WHOOP devices will be rolled out across the Ferrari team to monitor sleep, stress, recovery and overall wellness, extending Ferrari’s long-standing data culture from the car to the human performance layer.
WHOOP CEO Will Ahmed has been clear that this is not a logo-led deal, but a fully embedded collaboration where product usage, science and outcomes matter as much as visibility.
Ferrari’s medical staff will work directly with WHOOP’s Performance Science team, led by Dr Kristen Holmes PhD, to analyse physical readiness and recovery in one of the most demanding environments in global sport, with insights feeding back into training and workload decisions.
The partnership is positioned as a shared R&D effort, combining Ferrari’s high-performance engineering mindset with WHOOP’s human performance data to improve consistency, resilience and efficiency across a long F1 season.
Why It Matters:
Elite sport is one of the best testing environments in the world, yet most sponsorship deals barely make use of it.

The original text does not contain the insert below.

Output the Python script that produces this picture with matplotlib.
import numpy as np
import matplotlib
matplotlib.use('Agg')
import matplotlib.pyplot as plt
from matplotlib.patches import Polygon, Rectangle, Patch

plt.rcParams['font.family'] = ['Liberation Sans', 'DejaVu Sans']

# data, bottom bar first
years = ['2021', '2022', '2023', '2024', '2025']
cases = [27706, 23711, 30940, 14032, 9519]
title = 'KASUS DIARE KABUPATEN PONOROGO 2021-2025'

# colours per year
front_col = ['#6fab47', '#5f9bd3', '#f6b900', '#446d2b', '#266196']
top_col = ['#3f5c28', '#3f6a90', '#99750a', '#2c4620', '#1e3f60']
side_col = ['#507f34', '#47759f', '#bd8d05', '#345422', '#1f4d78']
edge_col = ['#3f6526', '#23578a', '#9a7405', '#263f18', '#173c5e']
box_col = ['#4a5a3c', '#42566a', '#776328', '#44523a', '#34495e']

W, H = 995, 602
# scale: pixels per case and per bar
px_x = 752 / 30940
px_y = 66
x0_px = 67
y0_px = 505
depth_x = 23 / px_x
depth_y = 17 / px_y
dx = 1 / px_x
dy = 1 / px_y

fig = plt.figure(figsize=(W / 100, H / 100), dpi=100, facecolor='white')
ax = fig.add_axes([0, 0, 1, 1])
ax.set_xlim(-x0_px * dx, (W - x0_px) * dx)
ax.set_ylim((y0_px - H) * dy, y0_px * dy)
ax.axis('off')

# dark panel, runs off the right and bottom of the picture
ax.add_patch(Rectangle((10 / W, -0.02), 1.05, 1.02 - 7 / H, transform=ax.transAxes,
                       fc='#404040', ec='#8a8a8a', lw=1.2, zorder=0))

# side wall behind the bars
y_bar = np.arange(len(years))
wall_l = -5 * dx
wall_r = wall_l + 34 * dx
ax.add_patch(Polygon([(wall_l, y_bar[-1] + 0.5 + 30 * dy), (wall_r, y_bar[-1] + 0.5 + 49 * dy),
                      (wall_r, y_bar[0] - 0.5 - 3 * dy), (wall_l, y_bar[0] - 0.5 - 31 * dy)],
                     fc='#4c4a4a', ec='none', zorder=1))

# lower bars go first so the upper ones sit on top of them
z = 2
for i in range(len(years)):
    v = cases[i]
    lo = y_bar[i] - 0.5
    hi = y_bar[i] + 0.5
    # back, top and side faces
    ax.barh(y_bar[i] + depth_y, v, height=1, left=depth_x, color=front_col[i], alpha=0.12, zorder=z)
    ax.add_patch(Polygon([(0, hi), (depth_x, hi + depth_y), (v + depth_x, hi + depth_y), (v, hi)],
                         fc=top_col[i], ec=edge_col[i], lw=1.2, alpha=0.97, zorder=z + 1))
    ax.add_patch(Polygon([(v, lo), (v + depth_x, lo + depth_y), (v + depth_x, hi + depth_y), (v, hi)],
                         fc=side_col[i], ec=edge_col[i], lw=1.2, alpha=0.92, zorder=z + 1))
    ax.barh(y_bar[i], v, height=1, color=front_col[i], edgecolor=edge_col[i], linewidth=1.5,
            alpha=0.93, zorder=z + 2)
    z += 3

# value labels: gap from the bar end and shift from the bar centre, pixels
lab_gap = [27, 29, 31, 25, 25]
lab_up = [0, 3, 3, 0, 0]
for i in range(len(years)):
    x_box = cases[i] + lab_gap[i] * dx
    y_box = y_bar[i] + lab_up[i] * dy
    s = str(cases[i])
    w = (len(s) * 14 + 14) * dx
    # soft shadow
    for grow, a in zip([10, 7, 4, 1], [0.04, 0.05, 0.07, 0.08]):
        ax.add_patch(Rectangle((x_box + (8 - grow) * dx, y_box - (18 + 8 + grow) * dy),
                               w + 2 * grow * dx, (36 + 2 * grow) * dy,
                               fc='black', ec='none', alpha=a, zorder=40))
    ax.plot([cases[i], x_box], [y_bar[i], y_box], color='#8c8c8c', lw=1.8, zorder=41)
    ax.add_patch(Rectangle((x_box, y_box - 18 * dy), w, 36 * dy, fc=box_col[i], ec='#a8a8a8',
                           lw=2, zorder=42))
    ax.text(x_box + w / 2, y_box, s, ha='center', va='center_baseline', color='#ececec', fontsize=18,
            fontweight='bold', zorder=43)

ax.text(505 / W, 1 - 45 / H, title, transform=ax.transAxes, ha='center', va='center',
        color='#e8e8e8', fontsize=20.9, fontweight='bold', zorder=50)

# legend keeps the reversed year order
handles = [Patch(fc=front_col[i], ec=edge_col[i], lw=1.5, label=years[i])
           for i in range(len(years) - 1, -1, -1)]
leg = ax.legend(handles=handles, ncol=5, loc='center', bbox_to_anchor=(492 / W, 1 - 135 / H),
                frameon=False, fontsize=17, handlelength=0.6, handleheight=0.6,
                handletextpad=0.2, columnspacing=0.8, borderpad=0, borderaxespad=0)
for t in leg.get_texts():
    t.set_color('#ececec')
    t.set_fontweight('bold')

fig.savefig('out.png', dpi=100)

Too often, partnerships stop at branding and hospitality rather than tapping into the performance infrastructure sitting right in front of them. This deal does the opposite, anchoring the relationship around measurable inputs and outcomes rather than vague wellness messaging.
As Ferrari’s Chief Racing Revenue Officer, Lorenzo Giorgetti put it:
“The partnership with WHOOP allows us to extend our data-driven approach beyond the car, to aspects more related to the human factor, by combining our expertise in high-performance engineering with WHOOP insights into human health.”

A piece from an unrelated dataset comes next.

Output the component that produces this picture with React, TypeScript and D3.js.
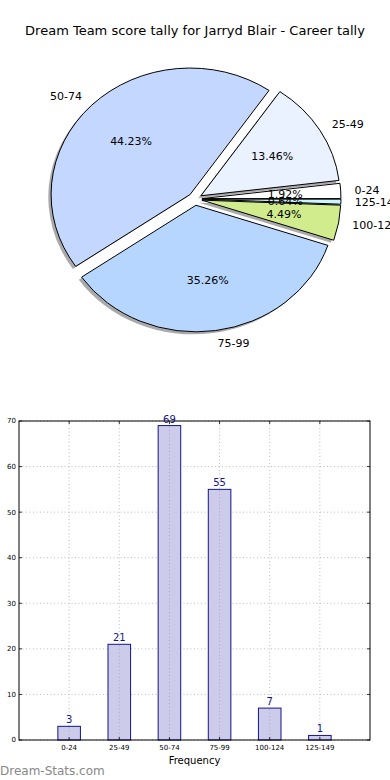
import React, { useRef, useEffect } from "react";
import * as d3 from "d3";

const categories = ["0-24", "25-49", "50-74", "75-99", "100-124", "125-149"];
const counts = [3, 21, 69, 55, 7, 1];
const sliceColors = ["#ffffff", "#eaf1ff", "#c4d8ff", "#b6d6ff", "#d0ec8c", "#ccf5ff"];
const yTicks = [0, 10, 20, 30, 40, 50, 60, 70];
const title = "Dream Team score tally for Jarryd Blair - Career tally";

const W = 390;
const H = 780;
const FONT = "DejaVu Sans, sans-serif";

const App: React.FC = () => {
  const ref = useRef<SVGSVGElement>(null);

  useEffect(() => {
    const svg = d3.select(ref.current);
    svg.selectAll("*").remove();
    svg.attr("width", W).attr("height", H);

    svg
      .append("text")
      .attr("x", W / 2)
      .attr("y", 35)
      .attr("text-anchor", "middle")
      .attr("font-family", FONT)
      .attr("font-size", 13)
      .text(title);

    // ---- pie (matplotlib style, elliptical, exploded, shadowed)
    const cx = 195;
    const cy = 199;
    const rx = 139;
    const ry = 126.5;
    const explode = 0.05;
    const total = d3.sum(counts);

    const pie = d3
      .pie<number>()
      .sort(null)
      .startAngle(Math.PI / 2)
      .endAngle(Math.PI / 2 - 2 * Math.PI);
    const arcs = pie(counts);
    const arc = d3.arc<d3.PieArcDatum<number>>().innerRadius(0).outerRadius(1);

    const pieG = svg.append("g").attr("transform", `translate(${cx},${cy}) scale(${rx},${ry})`);

    const offset = (d: d3.PieArcDatum<number>) => {
      const a = (d.startAngle + d.endAngle) / 2;
      return [Math.sin(a) * explode, -Math.cos(a) * explode];
    };

    // shadows
    pieG
      .selectAll(".shadow")
      .data(arcs)
      .enter()
      .append("path")
      .attr("class", "shadow")
      .attr("transform", (d) => {
        const [ox, oy] = offset(d);
        return `translate(${ox - 0.02},${oy + 0.02})`;
      })
      .attr("d", arc)
      .attr("fill", "#555")
      .attr("fill-opacity", 0.5);

    pieG
      .selectAll(".slice")
      .data(arcs)
      .enter()
      .append("path")
      .attr("class", "slice")
      .attr("transform", (d) => {
        const [ox, oy] = offset(d);
        return `translate(${ox},${oy})`;
      })
      .attr("d", arc)
      .attr("fill", (d, i) => sliceColors[i])
      .attr("stroke", "#000")
      .attr("stroke-width", 1)
      .attr("vector-effect", "non-scaling-stroke");

    arcs.forEach((d, i) => {
      const a = (d.startAngle + d.endAngle) / 2;
      const [ox, oy] = offset(d);
      const sx = Math.sin(a);
      const sy = -Math.cos(a);
      const lx = cx + (ox + 1.1 * sx) * rx;
      const ly = cy + (oy + 1.1 * sy) * ry;
      svg
        .append("text")
        .attr("x", lx)
        .attr("y", ly)
        .attr("dy", "0.35em")
        .attr("text-anchor", sx < 0 ? "end" : "start")
        .attr("font-family", FONT)
        .attr("font-size", 11)
        .text(categories[i]);
      const px = cx + (ox + 0.6 * sx) * rx;
      const py = cy + (oy + 0.6 * sy) * ry;
      svg
        .append("text")
        .attr("x", px)
        .attr("y", py)
        .attr("dy", "0.35em")
        .attr("text-anchor", "middle")
        .attr("font-family", FONT)
        .attr("font-size", 11)
        .text(((counts[i] / total) * 100).toFixed(2) + "%");
    });

    // ---- bar chart
    const left = 19;
    const right = 370;
    const top = 421;
    const bottom = 740;
    const x = d3.scaleLinear().domain([-1, 6]).range([left, right]);
    const y = d3.scaleLinear().domain([0, 70]).range([bottom, top]);
    const barW = 0.45;

    const grid = svg.append("g").attr("stroke", "#bdbdbd").attr("stroke-dasharray", "1,2.5");
    yTicks.forEach((t) => {
      grid.append("line").attr("x1", left).attr("x2", right).attr("y1", y(t)).attr("y2", y(t));
    });
    categories.forEach((c, i) => {
      grid.append("line").attr("x1", x(i)).attr("x2", x(i)).attr("y1", top).attr("y2", bottom);
    });

    svg
      .selectAll(".bar")
      .data(counts)
      .enter()
      .append("rect")
      .attr("class", "bar")
      .attr("x", (d, i) => x(i - barW / 2))
      .attr("y", (d) => y(d))
      .attr("width", x(barW) - x(0))
      .attr("height", (d) => y(0) - y(d))
      .attr("fill", "#ccccea")
      .attr("stroke", "#14148c")
      .attr("stroke-width", 1);

    // grid shows through bars in the original
    const grid2 = svg.append("g").attr("stroke", "#a8a8c4").attr("stroke-dasharray", "1,2.5");
    counts.forEach((v, i) => {
      grid2.append("line").attr("x1", x(i)).attr("x2", x(i)).attr("y1", y(v) + 1).attr("y2", bottom);
    });

    svg
      .selectAll(".val")
      .data(counts)
      .enter()
      .append("text")
      .attr("class", "val")
      .attr("x", (d, i) => x(i))
      .attr("y", (d) => y(d) - 3)
      .attr("text-anchor", "middle")
      .attr("font-family", FONT)
      .attr("font-size", 10)
      .attr("fill", "#14148c")
      .text((d) => d);

    // ticks
    const ticksG = svg.append("g").attr("stroke", "#000").attr("stroke-width", 0.8);
    yTicks.forEach((t) => {
      ticksG.append("line").attr("x1", left).attr("x2", left + 3).attr("y1", y(t)).attr("y2", y(t));
      ticksG.append("line").attr("x1", right - 3).attr("x2", right).attr("y1", y(t)).attr("y2", y(t));
      svg
        .append("text")
        .attr("x", left - 3)
        .attr("y", y(t))
        .attr("dy", "0.35em")
        .attr("text-anchor", "end")
        .attr("font-family", FONT)
        .attr("font-size", 7)
        .text(t);
    });
    categories.forEach((c, i) => {
      ticksG.append("line").attr("x1", x(i)).attr("x2", x(i)).attr("y1", bottom).attr("y2", bottom - 3);
      ticksG.append("line").attr("x1", x(i)).attr("x2", x(i)).attr("y1", top).attr("y2", top + 3);
      svg
        .append("text")
        .attr("x", x(i))
        .attr("y", bottom + 10)
        .attr("text-anchor", "middle")
        .attr("font-family", FONT)
        .attr("font-size", 7)
        .text(c);
    });

    svg
      .append("rect")
      .attr("x", left)
      .attr("y", top)
      .attr("width", right - left)
      .attr("height", bottom - top)
      .attr("fill", "none")
      .attr("stroke", "#000")
      .attr("stroke-width", 1);

    svg
      .append("text")
      .attr("x", (left + right) / 2)
      .attr("y", 764)
      .attr("text-anchor", "middle")
      .attr("font-family", FONT)
      .attr("font-size", 10)
      .text("Frequency");

    svg
      .append("text")
      .attr("x", 0)
      .attr("y", 775)
      .attr("font-family", FONT)
      .attr("font-size", 12)
      .attr("fill", "#888")
      .text("Dream-Stats.com");
  }, []);

  return <svg ref={ref} style={{ position: "absolute", left: 0, top: 0 }}></svg>;
};

export default App;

WHOOP has seen this playbook work before. In its large-scale partnership with Major League Baseball, thousands of Minor League players wore WHOOP devices, generating insights that influenced training loads, roster decisions and injury prevention across clubs like the Baltimore Orioles.
A decade on, Ferrari now becomes the Formula 1 version of that laboratory.
There is, of course, a bigger takeaway here. Many sports organisations already have elite facilities, medical teams and performance staff, yet still sell partnerships mainly through hospitality and logo placement. That’s increasingly out of step with what sponsors want.
Brands are shifting toward health, prevention and performance, not just exposure. Teams that can translate their elite environments into credible wellbeing platforms stand to unlock a very different tier of partnership value.
Just this week, UAE Team Emirates announced a partnership with Eight Sleep, embedding sleep technology directly into recovery and performance programmes. It is a different sport (and budget), but the same underlying idea is present of elite teams as living laboratories where human performance products are tested, refined and validated under extreme conditions.
Taken together, the Ferrari and UAE Team Emirates deals show how sport can move from being a marketing channel to becoming part of the product itself. I would love to see how this trend advances in future, potentially with the launch of co-created products between sports organisations and brands as a result of the insights gleaned.